See Milwaukee Journal Sentinel columnist Daniel Bice’s story yesterday: “State firm’s cash to Herman Cain may breach federal campaign, tax laws.”
Bice reports that there are things afoul with the financing of Cain’s campaign. Some of its start-up funds—which paid for things like Cain’s travel expenses and iPads—came from a Wisconsin-based non-profit that no longer exists called Prosperity USA. The organization was founded by Cain campaign operatives (the smoking) Mark Block and Linda Hansen.
Bice has the documents to back these claims up, and he talks to several campaign finance law experts who claim the documented transactions are illegal and “a mess.” Bice’s story is an important one, and the political press corps should pursue it with the same feverish assiduousness that they’ve brought to following up the Politco report.

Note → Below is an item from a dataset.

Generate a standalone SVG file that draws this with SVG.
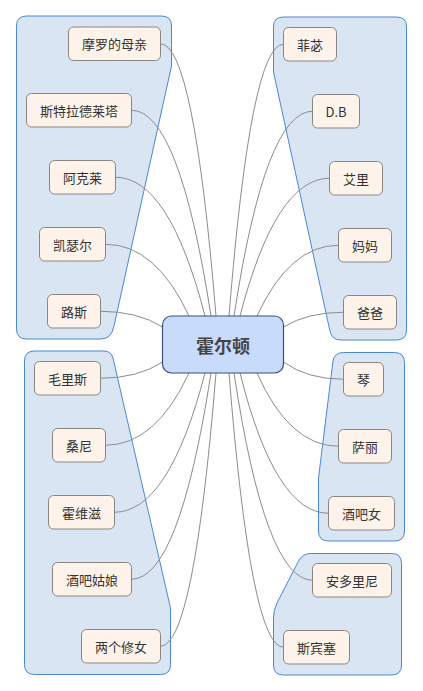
<svg xmlns="http://www.w3.org/2000/svg" width="423" height="691" viewBox="0 0 423 691">
<style>
.grp{fill:#dae5f3;stroke:#4a88d0;stroke-width:1}
.node rect{fill:#fdf3ea;stroke:#8a8580;stroke-width:1}
.node text{font-family:"Noto Sans CJK SC","Noto Sans",sans-serif;font-size:13px;fill:#333;text-anchor:middle;dominant-baseline:central}
.conn path{fill:none;stroke:#8c8c8c;stroke-width:1}
#center rect{fill:#c8dbfb;stroke:#35507f;stroke-width:1.2}
#center text{font-family:"Noto Sans CJK SC","Noto Sans",sans-serif;font-size:18px;font-weight:bold;fill:#444;text-anchor:middle;dominant-baseline:central}
</style>
<rect width="423" height="691" fill="#fff"/>
<g id="boundaries">
<path class="grp" d="M26.5,16 H161.5 Q171.5,16 171.5,26 V66 L114,326 Q111.5,339 101,339 H26.5 Q16.5,339 16.5,329 V26 Q16.5,16 26.5,16 Z"/>
<path class="grp" d="M283.5,17 H396.5 Q406.5,17 406.5,27 V330 Q406.5,340 396.5,340 H341 Q331,340 329.5,329 L273.5,72 V27 Q273.5,17 283.5,17 Z"/>
<path class="grp" d="M34.5,351 H104 Q111,351 113,358 L170.5,608 V664.5 Q170.5,674.5 160.5,674.5 H34.5 Q24.5,674.5 24.5,664.5 V361 Q24.5,351 34.5,351 Z"/>
<path class="grp" d="M343.5,352.5 H394.5 Q404.5,352.5 404.5,362.5 V531 Q404.5,541 394.5,541 H328.5 Q318.5,541 318.5,531 V478 L333,361 Q334.5,352.5 343.5,352.5 Z"/>
<path class="grp" d="M311,553.5 H391.5 Q401.5,553.5 401.5,563.5 V665 Q401.5,675 391.5,675 H283.5 Q273.5,675 273.5,665 V618 Q273.5,610 277,603 L298,562 Q302,553.5 311,553.5 Z"/>
</g>
<g id="connectors" class="conn">
<path d="M160.5,43.75 Q193.8,43.75 216,316"/>
<path d="M131.5,110.25 Q179.2,110.25 211,316"/>
<path d="M115.5,177.25 Q169.2,177.25 205,316"/>
<path d="M105.5,244.25 Q155.6,244.25 189,316"/>
<path d="M100.5,311.25 Q137.7,311.25 162.5,327"/>
<path d="M100.5,378.25 Q137.7,378.25 162.5,362"/>
<path d="M105.5,445.25 Q155.6,445.25 189,373"/>
<path d="M114.5,512.25 Q168.8,512.25 205,373"/>
<path d="M131.5,579.25 Q179.2,579.25 211,373"/>
<path d="M160.5,646.25 Q193.8,646.25 216,373"/>
<path d="M283.5,44.25 Q250.8,44.25 229,316"/>
<path d="M312.5,111.25 Q265.4,111.25 234,316"/>
<path d="M329.5,178.25 Q275.8,178.25 240,316"/>
<path d="M338.5,245.25 Q289.6,245.25 257,316"/>
<path d="M343.5,312.25 Q307.5,312.25 283.5,327"/>
<path d="M343.5,379.25 Q307.5,379.25 283.5,362"/>
<path d="M338.5,446.25 Q289.6,446.25 257,373"/>
<path d="M328.5,513.25 Q275.2,513.25 240,373"/>
<path d="M312.5,580.25 Q265.4,580.25 234,373"/>
<path d="M283.5,647.25 Q250.8,647.25 229,373"/>
</g>
<g id="center"><rect x="162.5" y="316" width="121" height="57" rx="9"/><text x="223" y="344.5">霍尔顿</text></g>
<g id="n1" class="node"><rect x="68.5" y="27" width="92" height="33.5" rx="5"/><text x="114.5" y="43.75">摩罗的母亲</text></g>
<g id="n2" class="node"><rect x="26.5" y="93.5" width="105" height="33.5" rx="5"/><text x="79" y="110.25">斯特拉德莱塔</text></g>
<g id="n3" class="node"><rect x="49.5" y="160.5" width="66" height="33.5" rx="5"/><text x="82.5" y="177.25">阿克莱</text></g>
<g id="n4" class="node"><rect x="39.5" y="227.5" width="66" height="33.5" rx="5"/><text x="72.5" y="244.25">凯瑟尔</text></g>
<g id="n5" class="node"><rect x="47.5" y="294.5" width="53" height="33.5" rx="5"/><text x="74" y="311.25">路斯</text></g>
<g id="n6" class="node"><rect x="34.5" y="361.5" width="66" height="33.5" rx="5"/><text x="67.5" y="378.25">毛里斯</text></g>
<g id="n7" class="node"><rect x="52.5" y="428.5" width="53" height="33.5" rx="5"/><text x="79" y="445.25">桑尼</text></g>
<g id="n8" class="node"><rect x="48.5" y="495.5" width="66" height="33.5" rx="5"/><text x="81.5" y="512.25">霍维滋</text></g>
<g id="n9" class="node"><rect x="52.5" y="562.5" width="79" height="33.5" rx="5"/><text x="92" y="579.25">酒吧姑娘</text></g>
<g id="n10" class="node"><rect x="81.5" y="629.5" width="79" height="33.5" rx="5"/><text x="121" y="646.25">两个修女</text></g>
<g id="n11" class="node"><rect x="283.5" y="27.5" width="53" height="33.5" rx="5"/><text x="310" y="44.25">菲苾</text></g>
<g id="n12" class="node"><rect x="312.5" y="94.5" width="47" height="33.5" rx="5"/><text x="336" y="111.25">D.B</text></g>
<g id="n13" class="node"><rect x="329.5" y="161.5" width="53" height="33.5" rx="5"/><text x="356" y="178.25">艾里</text></g>
<g id="n14" class="node"><rect x="338.5" y="228.5" width="53" height="33.5" rx="5"/><text x="365" y="245.25">妈妈</text></g>
<g id="n15" class="node"><rect x="343.5" y="295.5" width="53" height="33.5" rx="5"/><text x="370" y="312.25">爸爸</text></g>
<g id="n16" class="node"><rect x="343.5" y="362.5" width="40" height="33.5" rx="5"/><text x="363.5" y="379.25">琴</text></g>
<g id="n17" class="node"><rect x="338.5" y="429.5" width="53" height="33.5" rx="5"/><text x="365" y="446.25">萨丽</text></g>
<g id="n18" class="node"><rect x="328.5" y="496.5" width="66" height="33.5" rx="5"/><text x="361.5" y="513.25">酒吧女</text></g>
<g id="n19" class="node"><rect x="312.5" y="563.5" width="79" height="33.5" rx="5"/><text x="352" y="580.25">安多里尼</text></g>
<g id="n20" class="node"><rect x="283.5" y="630.5" width="66" height="33.5" rx="5"/><text x="316.5" y="647.25">斯宾塞</text></g>
</svg>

Follow-up is particularly critical in this case because Bice’s report, while a commendable example of local enterprise reporting, is a long and really confusing read.
Campaign finance is certainly a technical and complex business (and it didn’t help that so many of the organizations have Prosperity in their title), but while Bice gives lots of detail in his piece, he left out some important basics and context for readers not steeped in the baroque ways of campaign finance law. After reading the piece, one is left with little sense of why these financial transactions are wrong, who acted wrongly—Cain? his operatives?—and what the consequences for the Cain campaign could be.
Block, the campaign operative who would seem to be behind much of the shady business documented in Bice’s story, did not return the columnist’s phone calls and finally responded to Bice’s requests by email last Friday:
“Will be able to respond to you, but need to schedule time to review questions. Obviously in the midst of a Presidential campaign I cannot drop everything.”
Block has been making the rounds on cable today, making his case against the media and the sexual harassment story. Let’s just hope someone has the sense to ask him about his other mess.